RELATION       PERSON    
SSN1 SSN2 Begin_date   SSN Name SName
123 987 2016-01-06   123 Karl Oshiro
456 123 2015-12-20   456 Remona Deen
789 987 2015-10-09   789 Tuan Brauer
        987 Marcel Miranda

Second Normal Form

  • This definition of the table relation and person is in 2nd NF (and therefore in 1st NF):
    • no data is redundant,
    • inserting relationship does not cause inserting of a person,
    • deleting relationship does not delete a person,
    • splitting must not cause information loss.

Third normal form

ID Street No. City ZIP
1 Mozartstraße 33 Linz 4020
2 Old Rd 182 Muir of Ord IV6 7UJ
3 Davenport Street 12 Bolton BL1 2LT
  • This definition of the address table is not in 3rd NF:
    • the zip attribute depends on the city attribute,
    • a change in city will trigger a change in zip,
    • zip transitively depends on id.

Third normal form

Address         ZIP Codes  
ID Street No. ZIP   ZIP City
1 Mozartstraße 33 4020   4020 Linz
2 Old Rd 182 IV6 7UJ   IV6 7UJ Muir of Ord
3 Davenport Street 12 BL1 2LT   BL1 2LT Bolton
  • The definition of address and ZIP codes tables is in 3rd NF:
    • the foreign key is ZIP code, removed redundancy of data.
  • Not really practical on the address table.

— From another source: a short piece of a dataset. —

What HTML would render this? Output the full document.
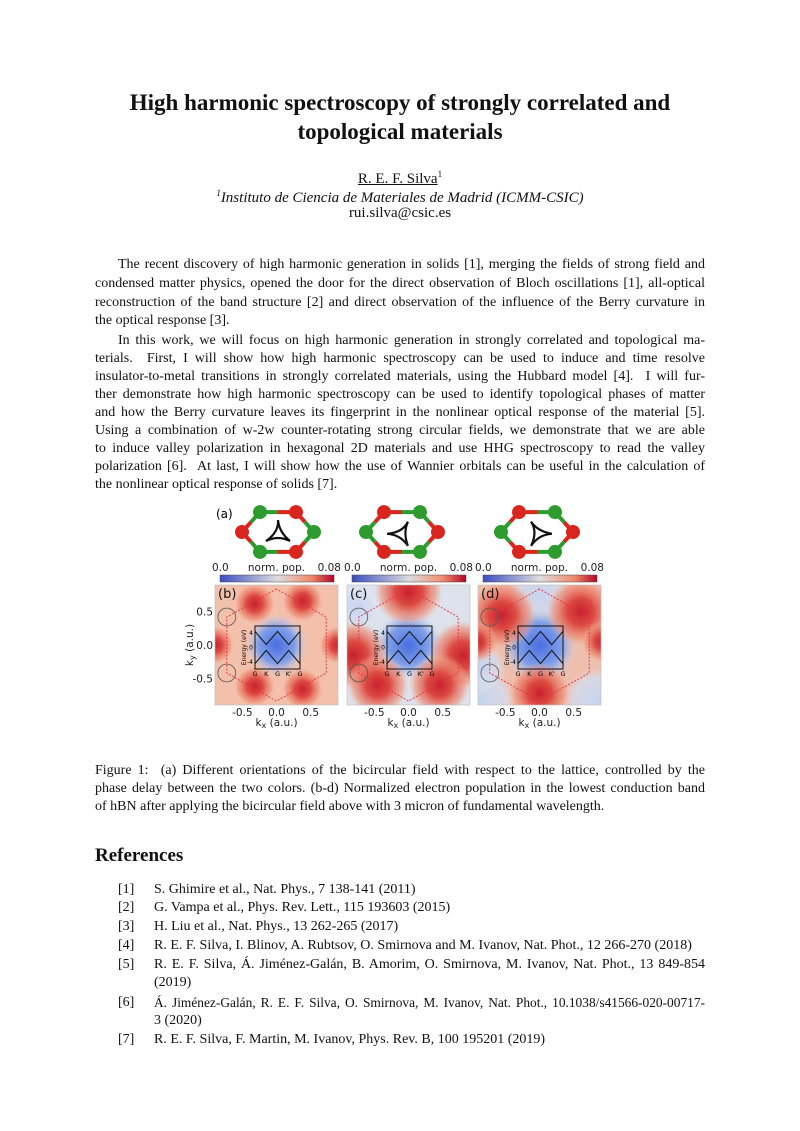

From: Classic (Conceptual) ERD

ERD Classic

To: Crow’s foot ERD

ERD Crow's foot

Crow’s foot ERD

ERD Legend

  • The classic diagram contains entities and relationships.
  • Some relationships may lead to new tables.
  • The crow’s foot diagram contains definitions of individual tables.

Checkpoint

  • What is the difference between relation and relationship?
  • Is it possible to replace ER modelling with object oriented modelling?
  • If a database is in 3. NF, can it be used in an application?
  • What are possible cardinality ratios?
  • When is it practical to store a date as three columns (day, month, year)?
  • What is optionality and when is it important?
  • Is it possible to determine cardinality unambiguously?
  • When is it necessary to create a table for a relationship?
  • Why is redundancy unwanted in the database?
  • Is it necessary to split a date to maintain atomicity?